═════ Collected material ═════

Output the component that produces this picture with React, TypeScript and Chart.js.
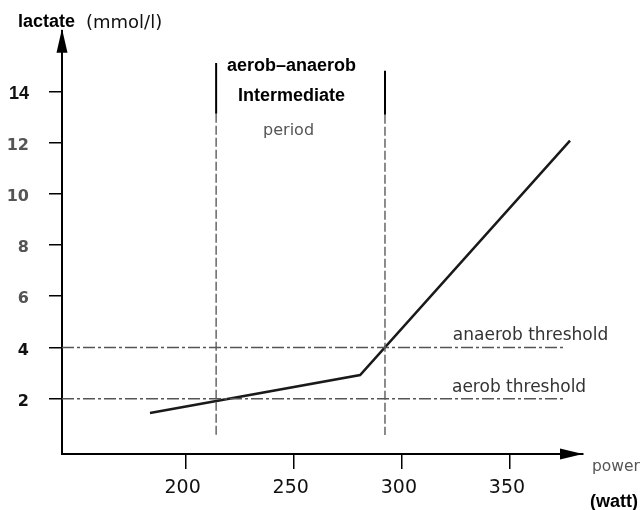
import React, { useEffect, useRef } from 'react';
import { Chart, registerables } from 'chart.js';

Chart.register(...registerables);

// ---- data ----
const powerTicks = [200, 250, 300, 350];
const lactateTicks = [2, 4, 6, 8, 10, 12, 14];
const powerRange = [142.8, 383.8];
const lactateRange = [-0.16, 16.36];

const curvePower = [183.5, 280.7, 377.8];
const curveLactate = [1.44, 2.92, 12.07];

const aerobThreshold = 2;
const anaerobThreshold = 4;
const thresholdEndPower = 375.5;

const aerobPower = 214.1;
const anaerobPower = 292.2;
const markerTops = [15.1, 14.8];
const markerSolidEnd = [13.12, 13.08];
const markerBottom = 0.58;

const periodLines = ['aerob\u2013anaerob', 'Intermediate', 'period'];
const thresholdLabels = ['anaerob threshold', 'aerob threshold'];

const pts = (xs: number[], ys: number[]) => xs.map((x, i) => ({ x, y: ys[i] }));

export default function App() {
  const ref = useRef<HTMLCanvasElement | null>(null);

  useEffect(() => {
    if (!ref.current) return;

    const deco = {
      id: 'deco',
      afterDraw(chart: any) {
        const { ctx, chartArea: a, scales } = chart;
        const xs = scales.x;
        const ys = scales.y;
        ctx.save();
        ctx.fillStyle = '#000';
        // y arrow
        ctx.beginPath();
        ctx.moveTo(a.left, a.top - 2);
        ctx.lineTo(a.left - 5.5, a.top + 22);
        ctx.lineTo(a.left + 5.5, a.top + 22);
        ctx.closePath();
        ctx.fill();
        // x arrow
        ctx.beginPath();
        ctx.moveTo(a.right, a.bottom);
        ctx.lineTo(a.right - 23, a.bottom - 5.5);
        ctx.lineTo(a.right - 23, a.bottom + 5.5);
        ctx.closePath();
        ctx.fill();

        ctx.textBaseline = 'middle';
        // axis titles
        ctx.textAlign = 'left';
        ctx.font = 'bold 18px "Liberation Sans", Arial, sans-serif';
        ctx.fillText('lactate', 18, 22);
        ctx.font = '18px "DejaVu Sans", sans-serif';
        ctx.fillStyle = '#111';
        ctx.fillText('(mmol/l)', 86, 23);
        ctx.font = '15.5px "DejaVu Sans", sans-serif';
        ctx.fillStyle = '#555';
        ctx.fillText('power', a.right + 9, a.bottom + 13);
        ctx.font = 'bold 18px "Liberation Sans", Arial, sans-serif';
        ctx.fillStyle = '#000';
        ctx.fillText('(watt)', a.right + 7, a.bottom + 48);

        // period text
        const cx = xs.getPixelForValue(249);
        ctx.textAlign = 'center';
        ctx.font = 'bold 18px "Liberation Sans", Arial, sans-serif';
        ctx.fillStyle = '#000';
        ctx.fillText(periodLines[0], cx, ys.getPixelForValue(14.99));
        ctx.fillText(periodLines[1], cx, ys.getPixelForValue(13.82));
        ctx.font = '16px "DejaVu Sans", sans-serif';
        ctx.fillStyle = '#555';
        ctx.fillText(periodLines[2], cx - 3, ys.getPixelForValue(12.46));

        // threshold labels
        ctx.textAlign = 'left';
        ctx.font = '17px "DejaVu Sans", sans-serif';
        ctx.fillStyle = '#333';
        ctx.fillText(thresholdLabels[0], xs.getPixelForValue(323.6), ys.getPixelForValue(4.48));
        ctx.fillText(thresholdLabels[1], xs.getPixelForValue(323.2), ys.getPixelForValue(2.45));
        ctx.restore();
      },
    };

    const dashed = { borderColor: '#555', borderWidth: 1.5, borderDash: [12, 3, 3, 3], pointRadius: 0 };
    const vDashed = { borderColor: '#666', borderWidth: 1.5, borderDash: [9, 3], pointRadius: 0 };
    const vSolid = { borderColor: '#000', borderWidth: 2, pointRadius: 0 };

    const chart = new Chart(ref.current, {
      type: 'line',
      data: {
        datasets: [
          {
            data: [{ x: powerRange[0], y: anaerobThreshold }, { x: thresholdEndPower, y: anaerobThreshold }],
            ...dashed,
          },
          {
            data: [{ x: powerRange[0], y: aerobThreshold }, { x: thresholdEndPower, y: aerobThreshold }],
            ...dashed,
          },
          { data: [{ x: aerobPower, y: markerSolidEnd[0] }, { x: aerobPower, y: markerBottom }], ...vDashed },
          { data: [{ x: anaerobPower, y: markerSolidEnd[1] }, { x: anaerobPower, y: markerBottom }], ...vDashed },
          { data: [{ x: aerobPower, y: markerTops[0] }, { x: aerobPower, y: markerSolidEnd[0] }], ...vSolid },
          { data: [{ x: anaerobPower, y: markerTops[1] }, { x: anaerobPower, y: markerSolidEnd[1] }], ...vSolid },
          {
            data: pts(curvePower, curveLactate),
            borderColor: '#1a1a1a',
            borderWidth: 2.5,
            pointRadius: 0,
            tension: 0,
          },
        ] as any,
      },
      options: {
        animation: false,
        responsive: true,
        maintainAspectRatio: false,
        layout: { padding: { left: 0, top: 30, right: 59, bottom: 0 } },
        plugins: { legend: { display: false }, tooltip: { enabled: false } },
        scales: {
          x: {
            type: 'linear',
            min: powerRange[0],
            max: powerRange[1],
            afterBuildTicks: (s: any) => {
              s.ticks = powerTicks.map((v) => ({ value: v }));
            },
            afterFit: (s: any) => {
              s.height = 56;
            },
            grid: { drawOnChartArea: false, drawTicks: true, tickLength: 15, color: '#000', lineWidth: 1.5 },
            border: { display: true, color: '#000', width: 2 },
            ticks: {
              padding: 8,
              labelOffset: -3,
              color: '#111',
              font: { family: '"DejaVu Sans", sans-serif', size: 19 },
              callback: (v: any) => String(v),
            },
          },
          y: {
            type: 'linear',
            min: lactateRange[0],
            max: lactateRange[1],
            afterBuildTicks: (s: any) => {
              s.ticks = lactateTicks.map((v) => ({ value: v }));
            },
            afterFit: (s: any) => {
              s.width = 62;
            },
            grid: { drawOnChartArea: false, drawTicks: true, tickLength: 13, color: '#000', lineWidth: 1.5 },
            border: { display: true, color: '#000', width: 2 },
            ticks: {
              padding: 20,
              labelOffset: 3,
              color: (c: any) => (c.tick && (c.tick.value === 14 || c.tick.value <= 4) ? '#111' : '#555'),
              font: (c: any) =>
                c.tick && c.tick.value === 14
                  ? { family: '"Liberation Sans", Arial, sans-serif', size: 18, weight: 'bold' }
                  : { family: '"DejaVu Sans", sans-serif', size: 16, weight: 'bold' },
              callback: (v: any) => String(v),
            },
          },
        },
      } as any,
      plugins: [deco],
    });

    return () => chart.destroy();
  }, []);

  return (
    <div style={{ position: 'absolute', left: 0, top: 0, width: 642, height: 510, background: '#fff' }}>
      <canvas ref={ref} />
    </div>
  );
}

═════

▶ [Task directions] Output each line exactly; omit every picture.

▶ [Complete response]
Output the component that produces this picture with React, TypeScript and Chart.js.
import React, { useEffect, useRef } from 'react';
import { Chart, registerables } from 'chart.js';

Chart.register(...registerables);

// ---- data ----
const powerTicks = [200, 250, 300, 350];
const lactateTicks = [2, 4, 6, 8, 10, 12, 14];
const powerRange = [142.8, 383.8];
const lactateRange = [-0.16, 16.36];

const curvePower = [183.5, 280.7, 377.8];
const curveLactate = [1.44, 2.92, 12.07];

const aerobThreshold = 2;
const anaerobThreshold = 4;
const thresholdEndPower = 375.5;

const aerobPower = 214.1;
const anaerobPower = 292.2;
const markerTops = [15.1, 14.8];
const markerSolidEnd = [13.12, 13.08];
const markerBottom = 0.58;

const periodLines = ['aerob\u2013anaerob', 'Intermediate', 'period'];
const thresholdLabels = ['anaerob threshold', 'aerob threshold'];

const pts = (xs: number[], ys: number[]) => xs.map((x, i) => ({ x, y: ys[i] }));

export default function App() {
  const ref = useRef<HTMLCanvasElement | null>(null);

  useEffect(() => {
    if (!ref.current) return;

    const deco = {
      id: 'deco',
      afterDraw(chart: any) {
        const { ctx, chartArea: a, scales } = chart;
        const xs = scales.x;
        const ys = scales.y;
        ctx.save();
        ctx.fillStyle = '#000';
        // y arrow
        ctx.beginPath();
        ctx.moveTo(a.left, a.top - 2);
        ctx.lineTo(a.left - 5.5, a.top + 22);
        ctx.lineTo(a.left + 5.5, a.top + 22);
        ctx.closePath();
        ctx.fill();
        // x arrow
        ctx.beginPath();
        ctx.moveTo(a.right, a.bottom);
        ctx.lineTo(a.right - 23, a.bottom - 5.5);
        ctx.lineTo(a.right - 23, a.bottom + 5.5);
        ctx.closePath();
        ctx.fill();

        ctx.textBaseline = 'middle';
        // axis titles
        ctx.textAlign = 'left';
        ctx.font = 'bold 18px "Liberation Sans", Arial, sans-serif';
        ctx.fillText('lactate', 18, 22);
        ctx.font = '18px "DejaVu Sans", sans-serif';
        ctx.fillStyle = '#111';
        ctx.fillText('(mmol/l)', 86, 23);
        ctx.font = '15.5px "DejaVu Sans", sans-serif';
        ctx.fillStyle = '#555';
        ctx.fillText('power', a.right + 9, a.bottom + 13);
        ctx.font = 'bold 18px "Liberation Sans", Arial, sans-serif';
        ctx.fillStyle = '#000';
        ctx.fillText('(watt)', a.right + 7, a.bottom + 48);

        // period text
        const cx = xs.getPixelForValue(249);
        ctx.textAlign = 'center';
        ctx.font = 'bold 18px "Liberation Sans", Arial, sans-serif';
        ctx.fillStyle = '#000';
        ctx.fillText(periodLines[0], cx, ys.getPixelForValue(14.99));
        ctx.fillText(periodLines[1], cx, ys.getPixelForValue(13.82));
        ctx.font = '16px "DejaVu Sans", sans-serif';
        ctx.fillStyle = '#555';
        ctx.fillText(periodLines[2], cx - 3, ys.getPixelForValue(12.46));

        // threshold labels
        ctx.textAlign = 'left';
        ctx.font = '17px "DejaVu Sans", sans-serif';
        ctx.fillStyle = '#333';
        ctx.fillText(thresholdLabels[0], xs.getPixelForValue(323.6), ys.getPixelForValue(4.48));
        ctx.fillText(thresholdLabels[1], xs.getPixelForValue(323.2), ys.getPixelForValue(2.45));
        ctx.restore();
      },
    };

    const dashed = { borderColor: '#555', borderWidth: 1.5, borderDash: [12, 3, 3, 3], pointRadius: 0 };
    const vDashed = { borderColor: '#666', borderWidth: 1.5, borderDash: [9, 3], pointRadius: 0 };
    const vSolid = { borderColor: '#000', borderWidth: 2, pointRadius: 0 };

    const chart = new Chart(ref.current, {
      type: 'line',
      data: {
        datasets: [
          {
            data: [{ x: powerRange[0], y: anaerobThreshold }, { x: thresholdEndPower, y: anaerobThreshold }],
            ...dashed,
          },
          {
            data: [{ x: powerRange[0], y: aerobThreshold }, { x: thresholdEndPower, y: aerobThreshold }],
            ...dashed,
          },
          { data: [{ x: aerobPower, y: markerSolidEnd[0] }, { x: aerobPower, y: markerBottom }], ...vDashed },
          { data: [{ x: anaerobPower, y: markerSolidEnd[1] }, { x: anaerobPower, y: markerBottom }], ...vDashed },
          { data: [{ x: aerobPower, y: markerTops[0] }, { x: aerobPower, y: markerSolidEnd[0] }], ...vSolid },
          { data: [{ x: anaerobPower, y: markerTops[1] }, { x: anaerobPower, y: markerSolidEnd[1] }], ...vSolid },
          {
            data: pts(curvePower, curveLactate),
            borderColor: '#1a1a1a',
            borderWidth: 2.5,
            pointRadius: 0,
            tension: 0,
          },
        ] as any,
      },
      options: {
        animation: false,
        responsive: true,
        maintainAspectRatio: false,
        layout: { padding: { left: 0, top: 30, right: 59, bottom: 0 } },
        plugins: { legend: { display: false }, tooltip: { enabled: false } },
        scales: {
          x: {
            type: 'linear',
            min: powerRange[0],
            max: powerRange[1],
            afterBuildTicks: (s: any) => {
              s.ticks = powerTicks.map((v) => ({ value: v }));
            },
            afterFit: (s: any) => {
              s.height = 56;
            },
            grid: { drawOnChartArea: false, drawTicks: true, tickLength: 15, color: '#000', lineWidth: 1.5 },
            border: { display: true, color: '#000', width: 2 },
            ticks: {
              padding: 8,
              labelOffset: -3,
              color: '#111',
              font: { family: '"DejaVu Sans", sans-serif', size: 19 },
              callback: (v: any) => String(v),
            },
          },
          y: {
            type: 'linear',
            min: lactateRange[0],
            max: lactateRange[1],
            afterBuildTicks: (s: any) => {
              s.ticks = lactateTicks.map((v) => ({ value: v }));
            },
            afterFit: (s: any) => {
              s.width = 62;
            },
            grid: { drawOnChartArea: false, drawTicks: true, tickLength: 13, color: '#000', lineWidth: 1.5 },
            border: { display: true, color: '#000', width: 2 },
            ticks: {
              padding: 20,
              labelOffset: 3,
              color: (c: any) => (c.tick && (c.tick.value === 14 || c.tick.value <= 4) ? '#111' : '#555'),
              font: (c: any) =>
                c.tick && c.tick.value === 14
                  ? { family: '"Liberation Sans", Arial, sans-serif', size: 18, weight: 'bold' }
                  : { family: '"DejaVu Sans", sans-serif', size: 16, weight: 'bold' },
              callback: (v: any) => String(v),
            },
          },
        },
      } as any,
      plugins: [deco],
    });

    return () => chart.destroy();
  }, []);

  return (
    <div style={{ position: 'absolute', left: 0, top: 0, width: 642, height: 510, background: '#fff' }}>
      <canvas ref={ref} />
    </div>
  );
}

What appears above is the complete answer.